The boss of Ozempic maker Novo Nordisk lost his job yesterday after its share price plunged amid intensifying competition in the multi-billion pound fat jab market.
Lars Fruergaard Jorgensen is being forced out after the Danish firm’s board came under pressure from the foundation that controls the company.
The shake-up follows Novo’s leading position in the fat jab market – estimated to be worth more than £110billion by the next decade – coming under threat.
The company, best known for its Wegovy and Ozempic brands, faces stiff competition from US rival Eli Lilly, which makes Zepbound, marketed in Britain as Mounjaro.
Mounjaro has become known as the ‘King Kong’ of slimming jabs, leading to increasing fears that Eli Lilly will overtake Novo.
Jorgensen, 58, expressed shock at the decision to fire him, adding: ‘I did not see this coming.’

Tough at the top: Lars Fruergaard Jorgensen is being forced out
His departure comes after eight years in charge that have seen Novo’s sales, profit and share price almost triple as it became the world’s leader in fat jabs. The company temporarily became Europe’s most valuable.
It was worth around £460billion last June but the share price performance has since deteriorated sharply and it is now valued at less than half that – at about £166billion. Novo said Jorgensen was being axed due to ‘recent market challenges [the firm] has been facing and the development of the company’s share price since mid-2024’.
The board – led by BP chairman Helge Lund – has come under pressure from the Novo Nordisk Foundation, which controls the majority of voting rights in the company.
Jorgensen will stay on as boss ‘for a period to support a smooth transition to new leadership’.

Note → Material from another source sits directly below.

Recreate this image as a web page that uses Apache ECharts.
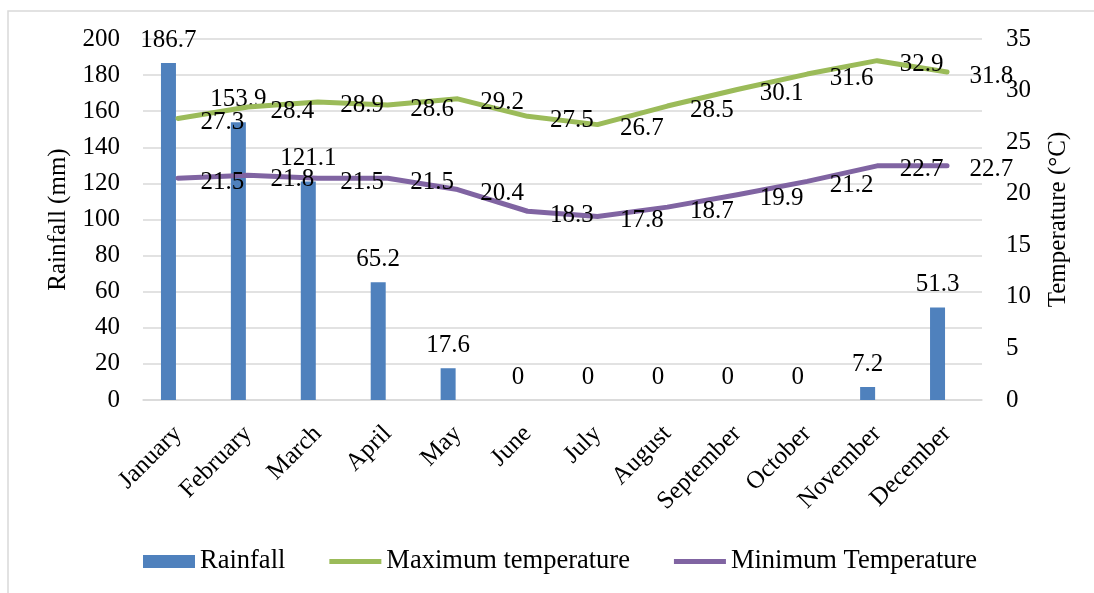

The move comes after new weekly prescriptions for Eli Lilly’s Zepbound drug overtook those of Novo’s Wegovy in the US, its biggest market, for the first time in March.
Earlier this month, Novo cut its 2025 sales and profit forecasts for the first time since the launch of Wegovy four years ago.
Danske Bank’s Carsten Lonborg Madsen said: ‘It just feels like there’s something that has gone pretty wrong here.’
But analysts at JP Morgan said yesterday: ‘We believe this reflects decisive action from the Novo Nordisk Foundation.’